*Exercise:*
The data below should be printed in full, exactly, and without any of its images.

*Provided material:*

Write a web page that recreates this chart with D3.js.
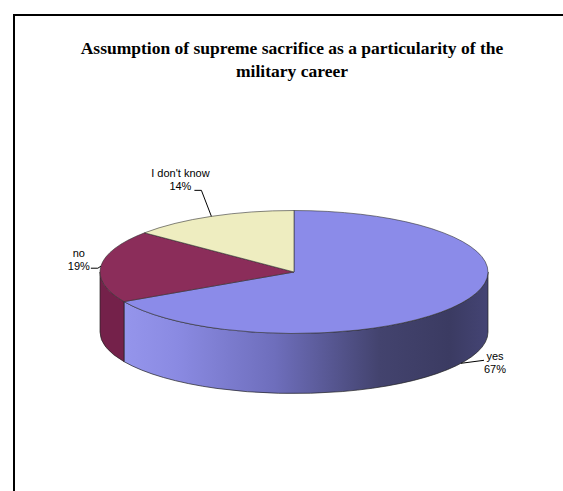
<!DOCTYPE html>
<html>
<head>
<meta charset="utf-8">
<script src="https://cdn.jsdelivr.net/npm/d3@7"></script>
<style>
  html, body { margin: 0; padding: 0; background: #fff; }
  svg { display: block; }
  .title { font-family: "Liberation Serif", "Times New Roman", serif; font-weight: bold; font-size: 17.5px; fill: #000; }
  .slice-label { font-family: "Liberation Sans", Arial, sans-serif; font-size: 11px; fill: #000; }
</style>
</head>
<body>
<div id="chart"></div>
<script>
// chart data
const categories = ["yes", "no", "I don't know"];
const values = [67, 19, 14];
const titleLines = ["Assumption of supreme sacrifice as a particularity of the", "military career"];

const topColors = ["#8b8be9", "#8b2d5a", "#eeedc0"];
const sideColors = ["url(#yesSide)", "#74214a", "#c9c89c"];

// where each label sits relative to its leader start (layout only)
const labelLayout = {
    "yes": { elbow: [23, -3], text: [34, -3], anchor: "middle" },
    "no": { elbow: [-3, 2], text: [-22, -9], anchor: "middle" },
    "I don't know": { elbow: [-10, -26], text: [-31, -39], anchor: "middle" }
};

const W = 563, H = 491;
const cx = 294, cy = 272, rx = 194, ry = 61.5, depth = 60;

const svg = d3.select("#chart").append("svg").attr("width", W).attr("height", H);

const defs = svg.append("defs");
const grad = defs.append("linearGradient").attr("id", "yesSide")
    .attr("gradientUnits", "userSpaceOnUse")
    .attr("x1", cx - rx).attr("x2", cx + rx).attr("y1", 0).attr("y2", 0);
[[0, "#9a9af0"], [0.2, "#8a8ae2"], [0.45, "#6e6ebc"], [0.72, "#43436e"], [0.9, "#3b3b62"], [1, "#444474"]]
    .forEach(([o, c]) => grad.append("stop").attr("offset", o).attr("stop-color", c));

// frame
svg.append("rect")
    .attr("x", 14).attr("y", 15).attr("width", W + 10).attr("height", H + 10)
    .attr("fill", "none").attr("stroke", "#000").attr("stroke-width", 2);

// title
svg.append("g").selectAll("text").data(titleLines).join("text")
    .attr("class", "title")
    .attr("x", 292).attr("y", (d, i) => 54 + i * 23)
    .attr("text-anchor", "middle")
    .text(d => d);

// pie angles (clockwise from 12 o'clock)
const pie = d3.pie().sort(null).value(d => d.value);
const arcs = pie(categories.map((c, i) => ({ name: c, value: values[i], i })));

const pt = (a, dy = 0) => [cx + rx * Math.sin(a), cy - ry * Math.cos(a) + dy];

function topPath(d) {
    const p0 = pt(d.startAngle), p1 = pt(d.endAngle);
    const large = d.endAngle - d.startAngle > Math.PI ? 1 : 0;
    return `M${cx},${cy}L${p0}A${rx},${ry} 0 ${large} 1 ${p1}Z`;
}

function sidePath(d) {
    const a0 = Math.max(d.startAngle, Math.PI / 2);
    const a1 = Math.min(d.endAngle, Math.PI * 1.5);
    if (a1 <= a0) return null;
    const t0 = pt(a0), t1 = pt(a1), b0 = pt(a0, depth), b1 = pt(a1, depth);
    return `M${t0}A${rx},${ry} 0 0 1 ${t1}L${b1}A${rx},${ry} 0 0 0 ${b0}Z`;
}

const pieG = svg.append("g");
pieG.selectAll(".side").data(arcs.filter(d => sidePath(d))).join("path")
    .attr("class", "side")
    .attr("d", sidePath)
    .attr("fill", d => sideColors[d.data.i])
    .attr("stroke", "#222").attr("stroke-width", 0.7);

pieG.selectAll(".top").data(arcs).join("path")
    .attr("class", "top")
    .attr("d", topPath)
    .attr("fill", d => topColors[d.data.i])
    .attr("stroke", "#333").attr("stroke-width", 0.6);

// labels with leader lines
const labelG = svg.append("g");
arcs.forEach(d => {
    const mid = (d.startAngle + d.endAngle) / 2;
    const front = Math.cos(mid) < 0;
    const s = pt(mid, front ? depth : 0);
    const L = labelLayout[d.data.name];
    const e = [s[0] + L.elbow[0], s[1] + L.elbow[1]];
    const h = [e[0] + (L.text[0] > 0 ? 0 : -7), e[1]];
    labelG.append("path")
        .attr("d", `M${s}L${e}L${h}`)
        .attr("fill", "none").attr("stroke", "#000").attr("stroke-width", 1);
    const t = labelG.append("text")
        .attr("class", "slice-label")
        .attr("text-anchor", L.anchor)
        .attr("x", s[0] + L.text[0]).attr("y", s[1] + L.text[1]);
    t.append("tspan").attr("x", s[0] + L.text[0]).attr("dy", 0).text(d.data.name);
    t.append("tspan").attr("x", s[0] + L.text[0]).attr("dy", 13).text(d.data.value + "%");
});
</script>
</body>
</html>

*Result for this exercise:*
Write a web page that recreates this chart with D3.js.
<!DOCTYPE html>
<html>
<head>
<meta charset="utf-8">
<script src="https://cdn.jsdelivr.net/npm/d3@7"></script>
<style>
  html, body { margin: 0; padding: 0; background: #fff; }
  svg { display: block; }
  .title { font-family: "Liberation Serif", "Times New Roman", serif; font-weight: bold; font-size: 17.5px; fill: #000; }
  .slice-label { font-family: "Liberation Sans", Arial, sans-serif; font-size: 11px; fill: #000; }
</style>
</head>
<body>
<div id="chart"></div>
<script>
// chart data
const categories = ["yes", "no", "I don't know"];
const values = [67, 19, 14];
const titleLines = ["Assumption of supreme sacrifice as a particularity of the", "military career"];

const topColors = ["#8b8be9", "#8b2d5a", "#eeedc0"];
const sideColors = ["url(#yesSide)", "#74214a", "#c9c89c"];

// where each label sits relative to its leader start (layout only)
const labelLayout = {
    "yes": { elbow: [23, -3], text: [34, -3], anchor: "middle" },
    "no": { elbow: [-3, 2], text: [-22, -9], anchor: "middle" },
    "I don't know": { elbow: [-10, -26], text: [-31, -39], anchor: "middle" }
};

const W = 563, H = 491;
const cx = 294, cy = 272, rx = 194, ry = 61.5, depth = 60;

const svg = d3.select("#chart").append("svg").attr("width", W).attr("height", H);

const defs = svg.append("defs");
const grad = defs.append("linearGradient").attr("id", "yesSide")
    .attr("gradientUnits", "userSpaceOnUse")
    .attr("x1", cx - rx).attr("x2", cx + rx).attr("y1", 0).attr("y2", 0);
[[0, "#9a9af0"], [0.2, "#8a8ae2"], [0.45, "#6e6ebc"], [0.72, "#43436e"], [0.9, "#3b3b62"], [1, "#444474"]]
    .forEach(([o, c]) => grad.append("stop").attr("offset", o).attr("stop-color", c));

// frame
svg.append("rect")
    .attr("x", 14).attr("y", 15).attr("width", W + 10).attr("height", H + 10)
    .attr("fill", "none").attr("stroke", "#000").attr("stroke-width", 2);

// title
svg.append("g").selectAll("text").data(titleLines).join("text")
    .attr("class", "title")
    .attr("x", 292).attr("y", (d, i) => 54 + i * 23)
    .attr("text-anchor", "middle")
    .text(d => d);

// pie angles (clockwise from 12 o'clock)
const pie = d3.pie().sort(null).value(d => d.value);
const arcs = pie(categories.map((c, i) => ({ name: c, value: values[i], i })));

const pt = (a, dy = 0) => [cx + rx * Math.sin(a), cy - ry * Math.cos(a) + dy];

function topPath(d) {
    const p0 = pt(d.startAngle), p1 = pt(d.endAngle);
    const large = d.endAngle - d.startAngle > Math.PI ? 1 : 0;
    return `M${cx},${cy}L${p0}A${rx},${ry} 0 ${large} 1 ${p1}Z`;
}

function sidePath(d) {
    const a0 = Math.max(d.startAngle, Math.PI / 2);
    const a1 = Math.min(d.endAngle, Math.PI * 1.5);
    if (a1 <= a0) return null;
    const t0 = pt(a0), t1 = pt(a1), b0 = pt(a0, depth), b1 = pt(a1, depth);
    return `M${t0}A${rx},${ry} 0 0 1 ${t1}L${b1}A${rx},${ry} 0 0 0 ${b0}Z`;
}

const pieG = svg.append("g");
pieG.selectAll(".side").data(arcs.filter(d => sidePath(d))).join("path")
    .attr("class", "side")
    .attr("d", sidePath)
    .attr("fill", d => sideColors[d.data.i])
    .attr("stroke", "#222").attr("stroke-width", 0.7);

pieG.selectAll(".top").data(arcs).join("path")
    .attr("class", "top")
    .attr("d", topPath)
    .attr("fill", d => topColors[d.data.i])
    .attr("stroke", "#333").attr("stroke-width", 0.6);

// labels with leader lines
const labelG = svg.append("g");
arcs.forEach(d => {
    const mid = (d.startAngle + d.endAngle) / 2;
    const front = Math.cos(mid) < 0;
    const s = pt(mid, front ? depth : 0);
    const L = labelLayout[d.data.name];
    const e = [s[0] + L.elbow[0], s[1] + L.elbow[1]];
    const h = [e[0] + (L.text[0] > 0 ? 0 : -7), e[1]];
    labelG.append("path")
        .attr("d", `M${s}L${e}L${h}`)
        .attr("fill", "none").attr("stroke", "#000").attr("stroke-width", 1);
    const t = labelG.append("text")
        .attr("class", "slice-label")
        .attr("text-anchor", L.anchor)
        .attr("x", s[0] + L.text[0]).attr("y", s[1] + L.text[1]);
    t.append("tspan").attr("x", s[0] + L.text[0]).attr("dy", 0).text(d.data.name);
    t.append("tspan").attr("x", s[0] + L.text[0]).attr("dy", 13).text(d.data.value + "%");
});
</script>
</body>
</html>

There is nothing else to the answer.